On September 30, the National Labor Relations Board’s (NLRB’s or the Board’s) Acting General Counsel Lafe E. Solomon outlined a new initiative to expedite the processing of Section 10(j) requests in cases involving alleged unlawful discharges during union organizing campaigns. The new “priority” initiative for the NLRB’s Section 10(j) program, as announced in a GC Memorandum to the Board’s Regional Offices (Memorandum GC 10-07) and a letter to Regional Directors, institutes new timelines and procedures to accelerate the review of unfair labor practice charges alleging an unlawful discharge occurring during a union organizing campaign. The aim of these new procedures and timelines is to expedite the process the NLRB uses to decide whether to seek a federal court injunction under Section 10(j) of the National Labor Relations Act (NLRA or the Act). Thus, the agencywide focus targets both early identification by the General Counsel of appropriate cases for Section 10(j) interim injunctive relief, and the timeline for attempting to obtain this relief, with an emphasis on obtaining it at the earliest possible stage. “My goal is to give all unlawful discharges in organizing cases priority action and a speedy remedy,” declared Acting General Counsel Solomon when outlining this initiative. “We need to ensure that the statutory rights of unlawfully fired employees are restored in real time.”  

History of Section 10(j)

Since Congress amended the NLRA in 1947, the NLRB has had the authority under Section 10(j) of the Act to seek an injunction in a federal district court for interim relief while an unfair labor practice case is being processed by the Board. This mechanism is invoked when the Board believes expedited and interim relief is necessary so that the Act’s goals are not frustrated by delay associated with the litigation of the underlying unfair labor practice charge, which can take months, if not years.
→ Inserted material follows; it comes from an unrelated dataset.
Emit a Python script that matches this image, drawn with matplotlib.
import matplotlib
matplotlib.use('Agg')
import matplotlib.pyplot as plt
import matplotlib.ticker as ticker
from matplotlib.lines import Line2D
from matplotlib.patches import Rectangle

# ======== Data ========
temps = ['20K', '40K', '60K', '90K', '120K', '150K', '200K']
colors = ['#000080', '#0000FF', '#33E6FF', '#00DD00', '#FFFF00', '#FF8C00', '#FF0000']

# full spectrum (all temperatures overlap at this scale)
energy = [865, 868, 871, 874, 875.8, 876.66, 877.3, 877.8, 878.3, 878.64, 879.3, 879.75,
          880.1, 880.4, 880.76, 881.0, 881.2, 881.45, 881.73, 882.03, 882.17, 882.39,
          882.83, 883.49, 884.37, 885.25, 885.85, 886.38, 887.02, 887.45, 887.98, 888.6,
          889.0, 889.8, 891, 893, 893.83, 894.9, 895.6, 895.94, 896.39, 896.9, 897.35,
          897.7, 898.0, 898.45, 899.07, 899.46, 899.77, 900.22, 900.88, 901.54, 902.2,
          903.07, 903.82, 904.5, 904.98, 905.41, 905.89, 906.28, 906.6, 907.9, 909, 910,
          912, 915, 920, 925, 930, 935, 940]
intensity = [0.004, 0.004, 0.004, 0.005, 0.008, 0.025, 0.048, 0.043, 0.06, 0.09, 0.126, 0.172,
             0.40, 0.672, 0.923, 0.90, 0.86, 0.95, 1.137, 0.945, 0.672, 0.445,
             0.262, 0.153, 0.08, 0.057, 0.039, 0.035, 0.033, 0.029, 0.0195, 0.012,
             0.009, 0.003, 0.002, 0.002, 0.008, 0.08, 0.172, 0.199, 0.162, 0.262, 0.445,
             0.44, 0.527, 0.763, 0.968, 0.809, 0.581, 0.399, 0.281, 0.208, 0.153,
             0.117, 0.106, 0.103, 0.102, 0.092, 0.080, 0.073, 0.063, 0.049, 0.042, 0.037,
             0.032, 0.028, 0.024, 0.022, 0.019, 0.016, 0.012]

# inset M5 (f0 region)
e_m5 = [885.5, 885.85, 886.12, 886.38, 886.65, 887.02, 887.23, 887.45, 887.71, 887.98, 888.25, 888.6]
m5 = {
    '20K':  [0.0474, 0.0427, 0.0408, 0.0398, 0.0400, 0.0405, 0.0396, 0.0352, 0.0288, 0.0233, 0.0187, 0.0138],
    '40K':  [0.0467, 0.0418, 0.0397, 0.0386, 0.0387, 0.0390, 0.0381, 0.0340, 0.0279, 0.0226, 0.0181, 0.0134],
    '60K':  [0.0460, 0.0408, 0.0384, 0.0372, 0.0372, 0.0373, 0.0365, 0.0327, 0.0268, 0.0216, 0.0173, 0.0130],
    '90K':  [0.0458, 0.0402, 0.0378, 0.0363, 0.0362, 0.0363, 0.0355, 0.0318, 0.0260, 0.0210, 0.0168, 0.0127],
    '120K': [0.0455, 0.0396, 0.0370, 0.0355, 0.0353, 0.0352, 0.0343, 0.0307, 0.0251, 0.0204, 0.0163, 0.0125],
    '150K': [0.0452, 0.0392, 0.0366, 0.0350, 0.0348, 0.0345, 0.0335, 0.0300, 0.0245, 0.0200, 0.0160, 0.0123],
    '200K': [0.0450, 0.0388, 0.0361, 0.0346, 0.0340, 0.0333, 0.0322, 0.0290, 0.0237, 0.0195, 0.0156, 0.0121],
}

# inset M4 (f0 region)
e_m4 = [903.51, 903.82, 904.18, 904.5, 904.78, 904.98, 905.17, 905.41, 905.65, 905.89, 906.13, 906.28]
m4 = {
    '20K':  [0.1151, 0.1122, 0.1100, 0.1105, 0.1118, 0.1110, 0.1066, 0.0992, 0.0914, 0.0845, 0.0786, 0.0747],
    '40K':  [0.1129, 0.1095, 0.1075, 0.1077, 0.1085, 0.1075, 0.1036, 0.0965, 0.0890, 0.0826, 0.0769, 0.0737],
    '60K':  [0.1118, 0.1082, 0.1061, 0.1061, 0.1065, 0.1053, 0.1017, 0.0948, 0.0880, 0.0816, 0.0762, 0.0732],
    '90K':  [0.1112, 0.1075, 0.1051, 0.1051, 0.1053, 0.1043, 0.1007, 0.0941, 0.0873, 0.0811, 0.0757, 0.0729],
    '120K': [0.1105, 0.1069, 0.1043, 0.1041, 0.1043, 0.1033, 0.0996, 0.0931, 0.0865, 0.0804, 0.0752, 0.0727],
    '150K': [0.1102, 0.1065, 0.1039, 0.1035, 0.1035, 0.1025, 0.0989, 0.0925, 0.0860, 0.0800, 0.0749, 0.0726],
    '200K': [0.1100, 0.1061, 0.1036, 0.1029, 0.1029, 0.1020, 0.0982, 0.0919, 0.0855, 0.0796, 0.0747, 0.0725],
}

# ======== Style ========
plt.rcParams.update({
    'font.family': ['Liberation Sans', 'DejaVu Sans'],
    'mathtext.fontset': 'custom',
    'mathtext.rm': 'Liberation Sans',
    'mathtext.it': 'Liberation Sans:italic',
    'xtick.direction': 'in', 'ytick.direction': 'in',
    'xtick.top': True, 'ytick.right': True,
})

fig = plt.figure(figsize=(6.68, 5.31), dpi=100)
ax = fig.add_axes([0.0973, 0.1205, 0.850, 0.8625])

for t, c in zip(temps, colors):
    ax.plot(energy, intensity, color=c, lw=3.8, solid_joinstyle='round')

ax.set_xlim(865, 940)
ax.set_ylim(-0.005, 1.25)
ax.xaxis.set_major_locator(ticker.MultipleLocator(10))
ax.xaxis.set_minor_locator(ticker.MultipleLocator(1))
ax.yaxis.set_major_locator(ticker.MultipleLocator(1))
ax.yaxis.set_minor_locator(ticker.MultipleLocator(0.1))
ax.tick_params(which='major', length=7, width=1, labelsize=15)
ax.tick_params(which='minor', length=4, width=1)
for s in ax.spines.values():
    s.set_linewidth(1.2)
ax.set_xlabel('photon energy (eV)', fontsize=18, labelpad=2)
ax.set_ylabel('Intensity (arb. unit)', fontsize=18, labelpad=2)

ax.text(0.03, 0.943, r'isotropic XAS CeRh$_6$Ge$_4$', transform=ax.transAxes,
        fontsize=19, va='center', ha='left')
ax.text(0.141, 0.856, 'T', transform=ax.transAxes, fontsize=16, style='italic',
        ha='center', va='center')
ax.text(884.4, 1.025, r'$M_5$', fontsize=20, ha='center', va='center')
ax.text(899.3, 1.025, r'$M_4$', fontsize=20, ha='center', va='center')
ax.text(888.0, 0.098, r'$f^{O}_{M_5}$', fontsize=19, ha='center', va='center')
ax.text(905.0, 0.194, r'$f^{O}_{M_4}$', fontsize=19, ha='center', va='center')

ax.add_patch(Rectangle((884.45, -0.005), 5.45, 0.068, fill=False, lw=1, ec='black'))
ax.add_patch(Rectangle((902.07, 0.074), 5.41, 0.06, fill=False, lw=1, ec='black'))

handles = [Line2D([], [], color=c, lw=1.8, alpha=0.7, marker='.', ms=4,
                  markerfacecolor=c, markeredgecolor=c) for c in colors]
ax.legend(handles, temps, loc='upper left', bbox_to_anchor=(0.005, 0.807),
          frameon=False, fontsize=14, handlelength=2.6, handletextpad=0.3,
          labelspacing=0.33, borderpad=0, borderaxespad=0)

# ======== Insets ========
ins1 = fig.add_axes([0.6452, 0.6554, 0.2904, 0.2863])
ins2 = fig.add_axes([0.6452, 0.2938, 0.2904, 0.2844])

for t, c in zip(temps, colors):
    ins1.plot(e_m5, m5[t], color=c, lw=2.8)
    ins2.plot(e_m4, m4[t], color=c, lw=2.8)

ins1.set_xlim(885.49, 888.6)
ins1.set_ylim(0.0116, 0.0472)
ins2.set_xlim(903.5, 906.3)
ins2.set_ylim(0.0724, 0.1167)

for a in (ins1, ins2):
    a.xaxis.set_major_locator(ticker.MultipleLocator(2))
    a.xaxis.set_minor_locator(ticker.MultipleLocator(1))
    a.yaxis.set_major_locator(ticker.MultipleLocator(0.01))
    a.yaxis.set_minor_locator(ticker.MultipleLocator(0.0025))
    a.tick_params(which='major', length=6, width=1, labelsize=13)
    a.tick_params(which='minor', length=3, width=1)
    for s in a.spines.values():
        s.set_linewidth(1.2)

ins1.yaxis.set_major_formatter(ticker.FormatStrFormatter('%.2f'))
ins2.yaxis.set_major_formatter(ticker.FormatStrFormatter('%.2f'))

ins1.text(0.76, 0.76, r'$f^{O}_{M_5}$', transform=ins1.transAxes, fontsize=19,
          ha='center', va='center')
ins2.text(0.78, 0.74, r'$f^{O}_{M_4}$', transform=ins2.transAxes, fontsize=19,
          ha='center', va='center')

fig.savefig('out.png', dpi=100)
The Board must first authorize the General Counsel to seek Section 10(j) relief. After receiving such authorization, the General Counsel on behalf of the Board files a complaint in the federal district court where the alleged unfair labor practice occurred. Examples of situations that can cause the Board to seek Section 10(j) relief include interference with an organizing campaign, undermining of the bargaining representative, mass picketing and violence, and a successor employer’s refusal to recognize a union and bargain with it. For decades, Section 10(j) has been used as an enforcement tool (albeit with varying frequency) by NLRB General Counsel. The various circuit courts of appeal have differing standards for granting Section 10(j) relief.
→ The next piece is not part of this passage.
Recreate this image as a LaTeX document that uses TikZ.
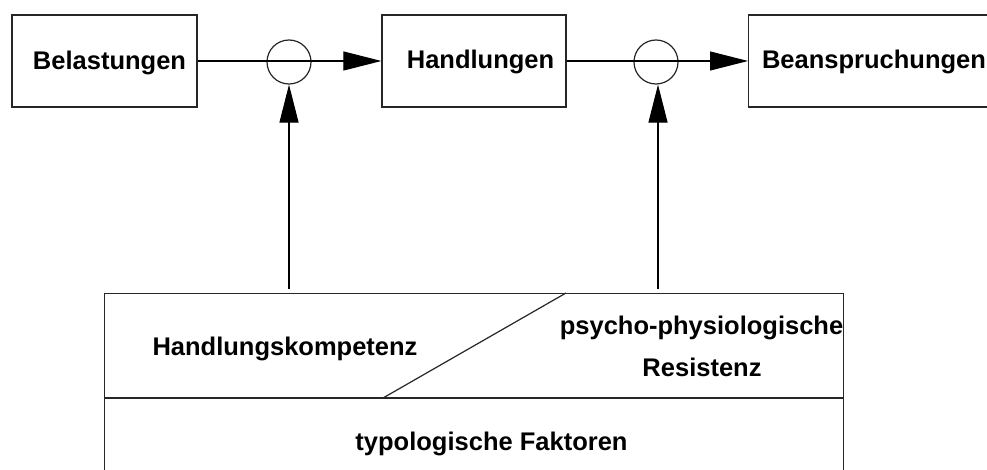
\documentclass[tikz,border=0pt]{standalone}
\usepackage{fontspec}
\setmainfont{Liberation Sans}
\usetikzlibrary{arrows.meta}
\tikzset{
  frame/.style={draw=black!85, line width=1.2pt, inner sep=0pt, minimum height=92pt},
  junction/.style={draw=black!85, line width=1.2pt, circle, inner sep=0pt, minimum size=44pt},
  arr/.style={draw=black, line width=1.1pt, -{Triangle[length=38pt,width=19pt]}},
  lbl/.style={inner sep=0pt, anchor=base, font=\fontsize{25.5}{30}\selectfont\bfseries},
  rule/.style={draw=black!85, line width=1.2pt}
}
\begin{document}
\begin{tikzpicture}[x=1pt,y=-1pt]
\useasboundingbox (0,0) rectangle (987,470);
\clip (0,0) rectangle (987,470);
\fill[white] (0,0) rectangle (987,470);

% top row of boxes
\node[frame, minimum width=185pt] (bel) at (104.5,61) {};
\node[frame, minimum width=184pt] (hand) at (474,61) {};
\node[frame, minimum width=260pt, anchor=west] (bean) at (748,61) {};
\node[lbl] (tbel) at (109.5,70) {Belastungen};
\node[lbl] (thand) at (480.5,68.5) {Handlungen};
\node[lbl] (tbean) at (874,69) {Beanspruchungen};

% junction circles
\node[junction] (j1) at (289,62) {};
\node[junction] (j2) at (656,62) {};

% forward flow
\draw[arr] (bel.east) -- (hand.west);
\draw[arr] (hand.east) -- (bean.west);

% lower block
\node[frame, minimum width=739pt, minimum height=200pt, anchor=north west] (base) at (104,293) {};
\coordinate (dl) at (104,398);
\coordinate (dr) at (843,398);
\coordinate (sl) at (383,398);
\coordinate (su) at (566,293);
\draw[rule] (dl) -- (dr);
\draw[rule] (sl) -- (su);
\node[lbl] (tkomp) at (285,355) {Handlungskompetenz};
\node[lbl] (tpsy) at (701.5,334) {psycho-physiologische};
\node[lbl] (tres) at (702,376) {Resistenz};
\node[lbl] (ttyp) at (491.5,450) {typologische Faktoren};

% influences from the lower block
\coordinate (k1) at (289,289);
\coordinate (k2) at (658,289);
\draw[arr] (k1) -- (j1.south);
\draw[arr] (k2) -- (k2 |- j2.south);
\end{tikzpicture}
\end{document}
What Is the New Initiative?

Seeking to enhance the NLRB’s current Section 10(j) program, and to ensure more timely court filings, Acting General Counsel Solomon set forth in the GC Memorandum an optimal timeline for processing “Nip-in-the-bud Discharge Cases,” as well as additional best practice procedures to facilitate timely processing of “Nip-in-the-bud Discharge Cases.” The optimal timeline includes the following directives to the Regional Offices:

  • As soon as possible after a charge is filed, the Regional Office should identify whether the charge is a potential Section 10(j) organizing campaign discharge case.  
  • Where possible, the “lead” affidavit should be taken within seven calendar days of the filing of the charge.  
  • The Regional Office should attempt to obtain, within 14 calendar days of the filing of the charge, all of the charging party’s evidence.  
  • If the charging party’s evidence “points to a prima facie case on the merits and suggests the need for injunctive relief,” the Regional Office should notify the charged party in writing that the region is seriously considering a petition for Section 10(j) relief, which would include a reinstatement order for discharged employees, and request that the charged party submit a position statement on that issue within seven calendar days of the Regional Office’s letter.
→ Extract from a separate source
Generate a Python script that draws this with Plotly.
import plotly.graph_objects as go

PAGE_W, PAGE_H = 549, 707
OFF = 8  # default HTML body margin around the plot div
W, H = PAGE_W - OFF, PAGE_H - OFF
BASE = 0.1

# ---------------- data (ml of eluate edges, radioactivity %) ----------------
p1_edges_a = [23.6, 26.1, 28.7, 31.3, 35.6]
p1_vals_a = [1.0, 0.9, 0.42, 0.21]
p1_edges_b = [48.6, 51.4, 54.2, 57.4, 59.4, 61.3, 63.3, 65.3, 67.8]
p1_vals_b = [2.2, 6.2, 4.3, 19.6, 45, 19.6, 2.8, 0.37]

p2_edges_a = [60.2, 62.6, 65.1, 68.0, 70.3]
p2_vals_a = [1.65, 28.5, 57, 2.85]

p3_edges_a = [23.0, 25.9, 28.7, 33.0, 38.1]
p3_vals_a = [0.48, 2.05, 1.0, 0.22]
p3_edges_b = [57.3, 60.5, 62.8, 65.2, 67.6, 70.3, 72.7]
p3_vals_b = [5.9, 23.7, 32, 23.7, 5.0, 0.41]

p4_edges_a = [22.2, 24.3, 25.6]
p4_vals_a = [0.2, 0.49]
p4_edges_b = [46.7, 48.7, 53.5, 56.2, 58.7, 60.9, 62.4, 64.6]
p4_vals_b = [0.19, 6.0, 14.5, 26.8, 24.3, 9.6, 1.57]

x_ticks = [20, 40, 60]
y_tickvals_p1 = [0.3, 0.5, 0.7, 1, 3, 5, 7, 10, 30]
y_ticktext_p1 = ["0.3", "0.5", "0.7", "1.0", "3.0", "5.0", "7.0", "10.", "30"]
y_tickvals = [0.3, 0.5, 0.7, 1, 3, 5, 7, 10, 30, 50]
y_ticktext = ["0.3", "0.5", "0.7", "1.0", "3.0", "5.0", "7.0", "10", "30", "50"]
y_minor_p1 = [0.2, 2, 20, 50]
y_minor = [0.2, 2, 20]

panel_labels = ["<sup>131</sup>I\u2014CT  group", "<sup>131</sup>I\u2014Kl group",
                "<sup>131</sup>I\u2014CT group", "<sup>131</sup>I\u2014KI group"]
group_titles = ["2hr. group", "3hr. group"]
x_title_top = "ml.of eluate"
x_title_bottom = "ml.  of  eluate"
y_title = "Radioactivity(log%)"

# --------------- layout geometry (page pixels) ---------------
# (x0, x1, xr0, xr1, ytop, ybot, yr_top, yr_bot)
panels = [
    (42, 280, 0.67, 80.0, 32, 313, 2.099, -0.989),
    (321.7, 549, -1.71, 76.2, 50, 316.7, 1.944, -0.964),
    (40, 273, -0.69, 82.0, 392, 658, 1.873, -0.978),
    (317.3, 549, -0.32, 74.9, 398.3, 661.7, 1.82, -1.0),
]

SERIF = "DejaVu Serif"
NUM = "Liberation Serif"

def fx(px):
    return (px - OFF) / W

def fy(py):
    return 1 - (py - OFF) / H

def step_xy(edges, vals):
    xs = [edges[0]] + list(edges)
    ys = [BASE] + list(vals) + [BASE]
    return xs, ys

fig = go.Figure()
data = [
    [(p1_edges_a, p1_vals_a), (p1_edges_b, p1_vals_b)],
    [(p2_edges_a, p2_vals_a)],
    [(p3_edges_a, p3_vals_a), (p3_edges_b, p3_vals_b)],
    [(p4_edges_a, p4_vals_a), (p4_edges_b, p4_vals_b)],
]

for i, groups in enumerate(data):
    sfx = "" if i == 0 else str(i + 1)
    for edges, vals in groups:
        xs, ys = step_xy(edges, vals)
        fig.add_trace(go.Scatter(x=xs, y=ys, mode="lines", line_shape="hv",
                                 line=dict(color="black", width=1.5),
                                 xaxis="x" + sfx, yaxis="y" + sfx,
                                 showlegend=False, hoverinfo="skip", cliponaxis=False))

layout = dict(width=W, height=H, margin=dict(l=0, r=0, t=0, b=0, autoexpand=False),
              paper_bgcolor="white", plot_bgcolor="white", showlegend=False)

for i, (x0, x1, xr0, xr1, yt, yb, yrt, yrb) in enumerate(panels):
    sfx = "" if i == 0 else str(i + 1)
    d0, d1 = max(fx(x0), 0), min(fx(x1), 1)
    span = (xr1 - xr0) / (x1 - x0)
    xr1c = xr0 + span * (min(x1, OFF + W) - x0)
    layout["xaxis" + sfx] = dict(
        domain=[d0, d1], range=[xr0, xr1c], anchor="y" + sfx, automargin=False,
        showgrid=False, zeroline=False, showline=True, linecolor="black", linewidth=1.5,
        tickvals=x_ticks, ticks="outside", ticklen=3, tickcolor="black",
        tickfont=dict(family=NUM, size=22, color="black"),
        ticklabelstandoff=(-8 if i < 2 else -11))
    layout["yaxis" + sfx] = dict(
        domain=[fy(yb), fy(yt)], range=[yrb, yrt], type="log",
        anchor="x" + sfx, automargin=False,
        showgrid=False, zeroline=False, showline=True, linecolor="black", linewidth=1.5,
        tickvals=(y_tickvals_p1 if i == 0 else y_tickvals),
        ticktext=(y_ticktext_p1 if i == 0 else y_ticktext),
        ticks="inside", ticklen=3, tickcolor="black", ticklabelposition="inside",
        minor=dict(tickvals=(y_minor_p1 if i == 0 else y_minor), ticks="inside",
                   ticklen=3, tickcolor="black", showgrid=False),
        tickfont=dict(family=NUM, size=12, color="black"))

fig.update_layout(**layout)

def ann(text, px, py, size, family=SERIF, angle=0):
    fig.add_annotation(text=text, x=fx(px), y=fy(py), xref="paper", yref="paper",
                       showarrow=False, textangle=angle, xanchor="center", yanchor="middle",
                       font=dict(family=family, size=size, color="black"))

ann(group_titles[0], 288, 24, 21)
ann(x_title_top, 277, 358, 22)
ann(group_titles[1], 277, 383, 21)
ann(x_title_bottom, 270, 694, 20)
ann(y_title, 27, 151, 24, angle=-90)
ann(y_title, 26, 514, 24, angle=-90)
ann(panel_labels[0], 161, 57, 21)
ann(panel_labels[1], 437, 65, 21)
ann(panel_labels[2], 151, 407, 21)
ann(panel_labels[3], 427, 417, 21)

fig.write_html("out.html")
As part of this process, consideration of Section 10(j) relief will now be expedited at the NLRB’s Washington, D.C., headquarters, and Acting General Counsel Solomon will “personally review and decide whether Section 10(j) authorization should be sought in all cases.”

In a statement also released on September 30, NLRB Chairman Wilma B. Liebman said that “[t]he Board recognizes that 10(j) injunctions are a vital enforcement tool and time is of the essence in this kind of case.” The Board announced that it will post case names and status updates for all Section 10(j) injunction cases authorized by the Board on its website, www.nlrb.gov, beginning October 5.

What Should Employers Expect?

This change in procedures does not mandate a change in the law. Presumably, the same evidence necessary to prosecute a discriminatory discharge case will still be required. But the NLRB’s call for a “renewed Agency-wide focus on interim injunctive relief” and expedited timing and procedures for the NLRB’s Section 10(j) program undoubtedly means employers can expect to see a dramatic increase in Board requests for injunctive relief when a charge alleging an unlawful discharge is filed during an organizing campaign. Upon receiving notice of the filing of such a charge, employers should conduct a privileged investigation of the circumstances that generated the charge, and quickly prepare to defend against a possible NLRB claim that Section 10(j) interim injunctive relief is necessary.